In the second part of this work, we discuss our contributions to
important infrastructure components, our building blocks, that
enviable us to decouple our high-level optimizations from both the
nec- essary code generation optimizations as well as the compiler
infrastructure we apply the optimization to. We start with
presenting a new polyhedral extractor that obtains a polyhedral
representation from a piece of C code, widening the supported C code
to exploit the full generality of Presburger arithmetic and taking
special care of modeling language semantics even in the presence of
defined integer wrapping. As a next step, we present a new
polyhedral AST generation approach, which extends AST generation
beyond classical control flow generation by allowing the generation
of user provided mappings.
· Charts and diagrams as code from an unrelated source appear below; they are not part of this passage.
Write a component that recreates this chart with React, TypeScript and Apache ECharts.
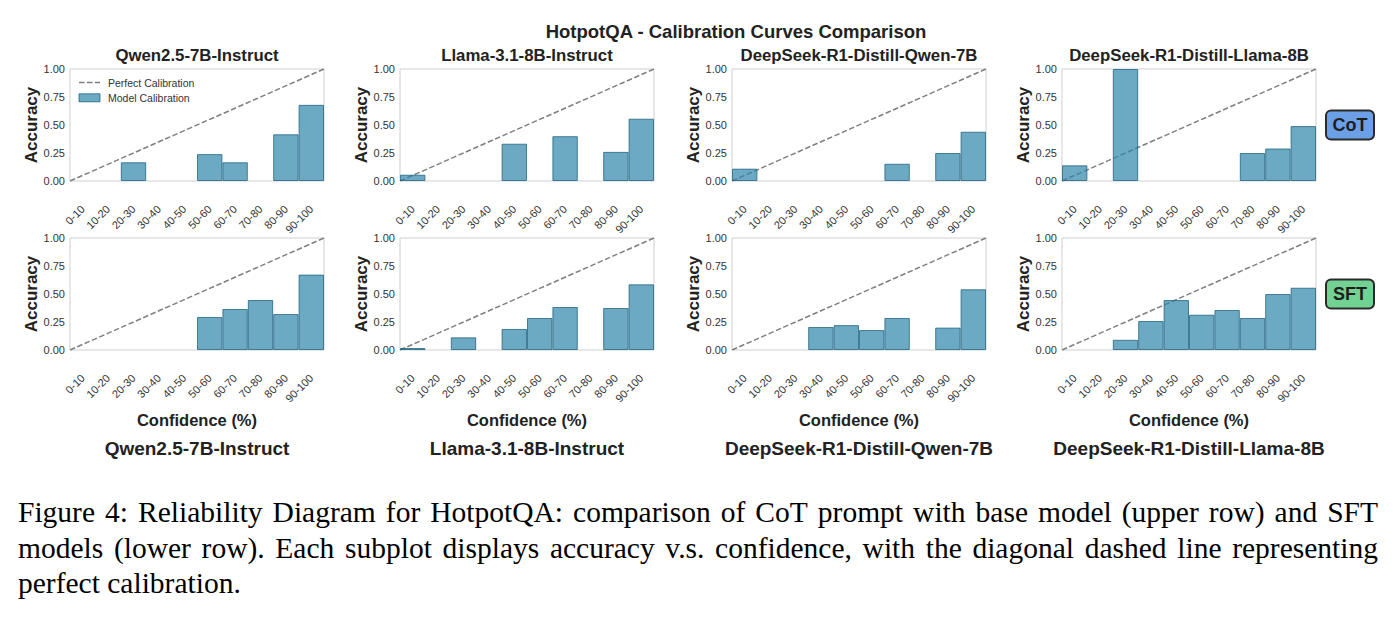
import React, { useEffect, useRef } from "react";
import * as echarts from "echarts";

// ---------------- DATA ----------------
const bins = ["0-10", "10-20", "20-30", "30-40", "40-50", "50-60", "60-70", "70-80", "80-90", "90-100"];
const models = [
  "Qwen2.5-7B-Instruct",
  "Llama-3.1-8B-Instruct",
  "DeepSeek-R1-Distill-Qwen-7B",
  "DeepSeek-R1-Distill-Llama-8B",
];
const cotQwen = [0, 0, 0.167, 0, 0, 0.24, 0.167, 0, 0.417, 0.68];
const cotLlama = [0.056, 0, 0, 0, 0.333, 0, 0.4, 0, 0.26, 0.556];
const cotDsQwen = [0.11, 0, 0, 0, 0, 0, 0.154, 0, 0.25, 0.44];
const cotDsLlama = [0.14, 0, 1.0, 0, 0, 0, 0, 0.25, 0.29, 0.49];
const sftQwen = [0, 0, 0, 0, 0, 0.295, 0.366, 0.446, 0.321, 0.673];
const sftLlama = [0.018, 0, 0.113, 0, 0.188, 0.286, 0.384, 0, 0.375, 0.586];
const sftDsQwen = [0, 0, 0, 0.205, 0.222, 0.178, 0.286, 0, 0.2, 0.542];
const sftDsLlama = [0, 0, 0.091, 0.259, 0.446, 0.315, 0.357, 0.286, 0.5, 0.556];
const rows = [
  [cotQwen, cotLlama, cotDsQwen, cotDsLlama],
  [sftQwen, sftLlama, sftDsQwen, sftDsLlama],
];
const rowLabels = ["CoT", "SFT"];
const diagonal = [
  [0, 0],
  [1, 1],
];
const mainTitle = "HotpotQA - Calibration Curves Comparison";
const xName = "Confidence (%)";
const yName = "Accuracy";
const legendNames = ["Perfect Calibration", "Model Calibration"];
const captionLines = [
  "Figure 4: Reliability Diagram for HotpotQA: comparison of CoT prompt with base model (upper row) and SFT",
  "models (lower row). Each subplot displays accuracy v.s. confidence, with the diagonal dashed line representing",
  "perfect calibration.",
];

// ---------------- LAYOUT / STYLE ----------------
const W = 1398;
const H = 617;
const SANS = "'Liberation Sans', Arial, Helvetica, sans-serif";
const SERIF = "'Liberation Serif', 'Times New Roman', Times, serif";
const gridLefts = [70, 400, 732, 1062];
const gridWidth = 254;
const rowTops = [69, 238];
const gridHeight = 112;
const rowBoxColors = ["#6b9fe6", "#72d293"];
const barFill = "rgba(46,134,171,0.7)";
const barEdge = "rgba(27,94,123,0.75)";
const diagColor = "#7f7f7f";
const diagDash = [5.5, 2.5];
const capFont = 29.5;
const capLeft = 18;
const capRight = 1378;
const capYs = [512, 547.5, 583];

function measure(text: string, font: string): number {
  const c = document.createElement("canvas");
  const ctx = c.getContext("2d")!;
  ctx.font = font;
  return ctx.measureText(text).width;
}

function buildCaption(): any[] {
  const els: any[] = [];
  const font = `${capFont}px ${SERIF}`;
  captionLines.forEach((line, li) => {
    const y = capYs[li];
    const last = li === captionLines.length - 1;
    if (last) {
      els.push({
        type: "text",
        x: capLeft,
        y,
        style: { text: line, fontSize: capFont, fontFamily: SERIF, fill: "#000", align: "left", verticalAlign: "middle" },
      });
      return;
    }
    const words = line.split(" ");
    const widths = words.map((w) => measure(w, font));
    const total = widths.reduce((a, b) => a + b, 0);
    const gap = (capRight - capLeft - total) / (words.length - 1);
    let x = capLeft;
    words.forEach((w, i) => {
      els.push({
        type: "text",
        x,
        y,
        style: { text: w, fontSize: capFont, fontFamily: SERIF, fill: "#000", align: "left", verticalAlign: "middle" },
      });
      x += widths[i] + gap;
    });
  });
  return els;
}

function buildLegend(): any[] {
  const lx = 79;
  const iconW = 21;
  const tx = 108;
  const y1 = 82.5;
  const y2 = 97.8;
  return [
    {
      type: "line",
      shape: { x1: lx, y1, x2: lx + iconW, y2: y1 },
      style: { stroke: diagColor, lineWidth: 1.5, lineDash: diagDash },
    },
    {
      type: "text",
      x: tx,
      y: y1,
      style: { text: legendNames[0], fontSize: 10.5, fontFamily: SANS, fill: "#333", align: "left", verticalAlign: "middle" },
    },
    {
      type: "rect",
      shape: { x: lx, y: y2 - 4, width: iconW, height: 8 },
      style: { fill: barFill, stroke: barEdge, lineWidth: 1 },
    },
    {
      type: "text",
      x: tx,
      y: y2,
      style: { text: legendNames[1], fontSize: 10.5, fontFamily: SANS, fill: "#333", align: "left", verticalAlign: "middle" },
    },
  ];
}

function buildOption(): any {
  const grid: any[] = [];
  const xAxis: any[] = [];
  const yAxis: any[] = [];
  const series: any[] = [];
  const graphic: any[] = [];

  rows.forEach((rowData, r) => {
    rowData.forEach((vals, c) => {
      const gi = r * 4 + c;
      grid.push({
        left: gridLefts[c],
        top: rowTops[r],
        width: gridWidth,
        height: gridHeight,
        show: true,
        borderColor: "#cfcfcf",
        borderWidth: 1,
        backgroundColor: "transparent",
      });
      xAxis.push({
        type: "category",
        gridIndex: gi,
        data: bins,
        boundaryGap: true,
        axisLine: { show: false },
        axisTick: { show: false },
        splitLine: { show: false },
        axisLabel: {
          rotate: 45,
          interval: 0,
          fontSize: 11,
          color: "#333",
          fontFamily: SANS,
          margin: 26,
        },
        name: r === 1 ? xName : "",
        nameLocation: "middle",
        nameGap: 61,
        nameTextStyle: { fontSize: 16.5, fontWeight: "bold", color: "#222", fontFamily: SANS },
      });
      xAxis.push({
        type: "value",
        gridIndex: gi,
        min: 0,
        max: 1,
        show: false,
      });
      yAxis.push({
        type: "value",
        gridIndex: gi,
        min: 0,
        max: 1,
        interval: 0.25,
        axisLine: { show: false },
        axisTick: { show: false },
        splitLine: { show: false },
        axisLabel: {
          formatter: (v: number) => v.toFixed(2),
          fontSize: 11,
          color: "#333",
          fontFamily: SANS,
          margin: 5,
        },
        name: yName,
        nameLocation: "middle",
        nameGap: 30,
        nameTextStyle: { fontSize: 17, fontWeight: "bold", color: "#222", fontFamily: SANS },
      });
      series.push({
        type: "line",
        name: legendNames[0],
        xAxisIndex: gi * 2 + 1,
        yAxisIndex: gi,
        data: diagonal,
        symbol: "none",
        silent: true,
        z: 1,
        lineStyle: { color: diagColor, width: 1.5, type: diagDash },
        itemStyle: { color: diagColor },
      });
      series.push({
        type: "bar",
        name: legendNames[1],
        xAxisIndex: gi * 2,
        yAxisIndex: gi,
        data: vals.map((v) => (v === 0 ? null : v)),
        barWidth: "100%",
        barCategoryGap: "0%",
        silent: true,
        z: 2,
        itemStyle: {
          color: barFill,
          borderColor: barEdge,
          borderWidth: 1,
        },
      });
    });
  });

  graphic.push({
    type: "text",
    x: 736,
    y: 31,
    style: { text: mainTitle, fontSize: 18.5, fontWeight: "bold", fontFamily: SANS, fill: "#222", align: "center", verticalAlign: "middle" },
  });
  models.forEach((m, c) => {
    const cx = gridLefts[c] + gridWidth / 2;
    graphic.push({
      type: "text",
      x: cx,
      y: 55,
      style: { text: m, fontSize: 16.8, fontWeight: "bold", fontFamily: SANS, fill: "#222", align: "center", verticalAlign: "middle" },
    });
    graphic.push({
      type: "text",
      x: cx,
      y: 448,
      style: { text: m, fontSize: 19, fontWeight: "bold", fontFamily: SANS, fill: "#222", align: "center", verticalAlign: "middle" },
    });
  });
  rowLabels.forEach((lab, r) => {
    const cy = rowTops[r] + gridHeight / 2;
    graphic.push({
      type: "rect",
      shape: { x: 1326, y: cy - 14.5, width: 48, height: 29, r: 5 },
      style: { fill: rowBoxColors[r], stroke: "#2b2b2b", lineWidth: 2 },
    });
    graphic.push({
      type: "text",
      x: 1350,
      y: cy,
      style: { text: lab, fontSize: 18, fontWeight: "bold", fontFamily: SANS, fill: "#1e1e1e", align: "center", verticalAlign: "middle" },
    });
  });
  graphic.push(...buildLegend());
  graphic.push(...buildCaption());

  return {
    animation: false,
    backgroundColor: "#ffffff",
    textStyle: { fontFamily: SANS },
    grid,
    xAxis,
    yAxis,
    series,
    graphic,
  };
}

export default function App() {
  const ref = useRef<HTMLDivElement>(null);
  useEffect(() => {
    if (!ref.current) return;
    const chart = echarts.init(ref.current, undefined, { renderer: "svg", width: W, height: H });
    chart.setOption(buildOption());
    return () => chart.dispose();
  }, []);
  return (
    <div
      ref={ref}
      style={{ position: "absolute", left: 0, top: 0, width: W, height: H, background: "#fff" }}
    />
  );
}
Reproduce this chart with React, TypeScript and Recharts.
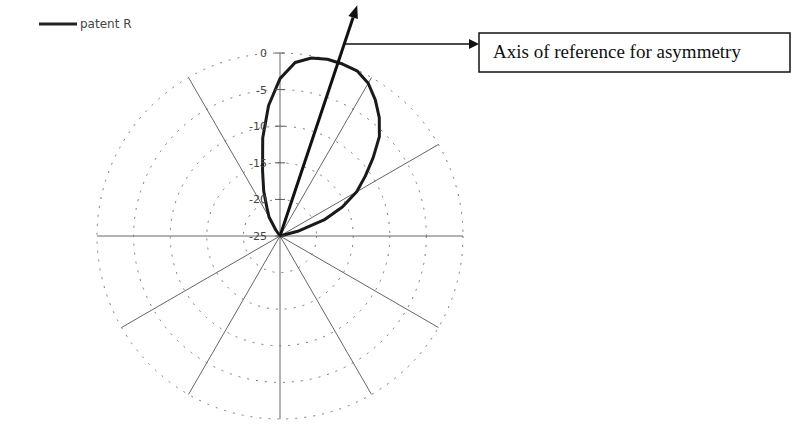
import React from 'react';
import { RadarChart, Radar, PolarGrid, PolarAngleAxis, PolarRadiusAxis } from 'recharts';

// Bearing (degrees clockwise from north) of each sample of the pattern
const bearings = [
  0, 5, 10, 15, 20, 25, 30, 35, 40, 45, 50, 55, 60, 65, 70, 75,
  80, 85, 90, 95, 100, 105, 110, 115, 120, 125, 130, 135, 140, 145, 150, 155,
  160, 165, 170, 175, 180, 185, 190, 195, 200, 205, 210, 215, 220, 225, 230, 235,
  240, 245, 250, 255, 260, 265, 270, 275, 280, 285, 290, 295, 300, 305, 310, 315,
  320, 325, 330, 335, 340, 345, 350, 355,
];

// Relative level (dB), "patent R"
const gainDb = [
  -3.5, -1.2, -0.3, 0, 0, -0.1, -0.9, -2.3, -3.9, -5.8, -8.4, -10.8, -12.9, -15.6, -18.6, -22.5,
  -25, -25, -25, -25, -25, -25, -25, -25, -25, -25, -25, -25, -25, -25, -25, -25,
  -25, -25, -25, -25, -25, -25, -25, -25, -25, -25, -25, -25, -25, -25, -25, -25,
  -25, -25, -25, -25, -25, -25, -25, -25, -25, -25, -25, -25, -25, -25, -25, -25,
  -25, -24, -22, -20.8, -18.5, -15.8, -11.4, -7.1,
];

const radiusTicks = [-25, -20, -15, -10, -5, 0];
const radiusDomain = [-25, 0];
// grid spokes (chart angle, degrees counter-clockwise from east)
const spokeAngles = [0, 30, 60, 90, 120, 180, 210, 240, 270, 300, 330];

const seriesName = 'patent R';
const annotationText = 'Axis of reference for asymmetry';
const asymmetryBearing = 18.5;

const data = bearings.map((b, i) => ({ bearing: b, gain: gainDb[i] }));

const W = 792;
const H = 443;
const CX = 280;
const CY = 236;
const R = 183;

const RadiusTick = (props: any) => {
  const { x, y, payload } = props;
  return (
    <g>
      <line x1={x - 5} x2={x + 5} y1={y} y2={y} stroke="#555" strokeWidth={1} />
      <text
        x={x - 13}
        y={y}
        dy={4}
        textAnchor="end"
        fontSize={11}
        fill="#444"
        fontFamily="DejaVu Sans, Verdana, sans-serif"
      >
        {payload.value}
      </text>
    </g>
  );
};

const Overlay = () => {
  const rad = (asymmetryBearing * Math.PI) / 180;
  const len = R * 1.33;
  const tipX = CX + len * Math.sin(rad);
  const tipY = CY - len * Math.cos(rad);
  const headLen = 13;
  const headW = 5;
  const baseX = tipX - headLen * Math.sin(rad);
  const baseY = tipY + headLen * Math.cos(rad);
  const px = Math.cos(rad);
  const py = Math.sin(rad);
  const pointerY = 44;
  const pointerStartX = CX + (CY - pointerY) * Math.tan(rad);
  const boxX = 479;
  return (
    <svg
      width={W}
      height={H}
      style={{ position: 'absolute', left: 0, top: 0, pointerEvents: 'none' }}
    >
      {/* legend */}
      <line x1={39} x2={77} y1={24} y2={24} stroke="#222" strokeWidth={3} />
      <text x={80} y={28} fontSize={12} fill="#444" fontFamily="DejaVu Sans, Verdana, sans-serif">
        {seriesName}
      </text>
      {/* axis of reference arrow */}
      <line x1={CX} y1={CY} x2={baseX} y2={baseY} stroke="#111" strokeWidth={3} />
      <polygon
        points={`${tipX},${tipY} ${baseX + headW * px},${baseY + headW * py} ${baseX - headW * px},${baseY - headW * py}`}
        fill="#111"
      />
      {/* pointer to annotation */}
      <line x1={pointerStartX} y1={pointerY} x2={boxX - 9} y2={pointerY} stroke="#111" strokeWidth={1.5} />
      <polygon points={`${boxX},${pointerY} ${boxX - 10},${pointerY - 5} ${boxX - 10},${pointerY + 5}`} fill="#111" />
      <rect x={boxX} y={33} width={311} height={39} fill="#fff" stroke="#111" strokeWidth={1.5} />
      <text x={493} y={58} fontSize={19} fill="#111" fontFamily="Liberation Serif, Times New Roman, serif">
        {annotationText}
      </text>
    </svg>
  );
};

export default function App() {
  return (
    <div style={{ position: 'absolute', left: 0, top: 0, width: W, height: H, background: '#fff' }}>
      <RadarChart
        width={W}
        height={H}
        data={data}
        cx={CX}
        cy={CY}
        outerRadius={R}
        startAngle={90}
        endAngle={-270}
        margin={{ top: 0, right: 0, bottom: 0, left: 0 }}
      >
        <PolarGrid
          gridType="circle"
          radialLines={false}
          polarAngles={[]}
          stroke="#777"
          strokeWidth={1}
          strokeDasharray="2 7"
        />
        <PolarGrid
          gridType="circle"
          polarAngles={spokeAngles}
          polarRadius={[]}
          stroke="#666"
          strokeWidth={1}
        />
        <PolarAngleAxis dataKey="bearing" tick={false} tickLine={false} axisLine={false} />
        <PolarRadiusAxis
          angle={90}
          type="number"
          domain={radiusDomain}
          ticks={radiusTicks}
          tickCount={6}
          axisLine={false}
          tick={<RadiusTick />}
        />
        <Radar
          name={seriesName}
          dataKey="gain"
          stroke="#1a1a1a"
          strokeWidth={3}
          strokeLinejoin="round"
          fill="none"
          fillOpacity={0}
          dot={false}
          isAnimationActive={false}
        />
      </RadarChart>
      <Overlay />
    </div>
  );
}
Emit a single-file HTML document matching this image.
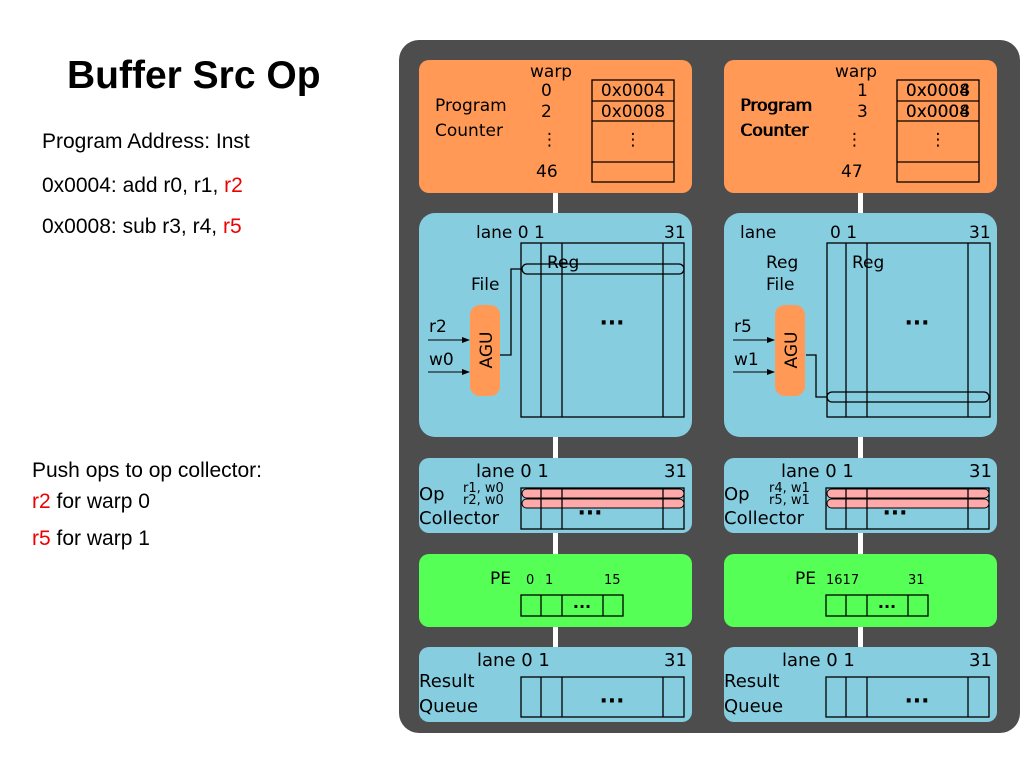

Providing a fine-grained option
mechanism, we give the user fine grained control about AST generator
decisions and add extensive support for specialization e.g., with a
new generalized form of polyhedral unrolling. To facilitate the
implementation of polyhedral transformations, we present a new
schedule representation, schedule trees, which proposes to make the
inherent tree structure of schedules explicit to simplify the work
with complex polyhedral schedules.
The last part of this work takes a look at our contributions to
low-level compilers. The main focus in this part is our work on
optimistic delinearization, an approach to derive a
multi-dimensional array view for multi-variate polynomial
expressions which commonly result from code that models data as
multi-dimensional arrays of parametric size.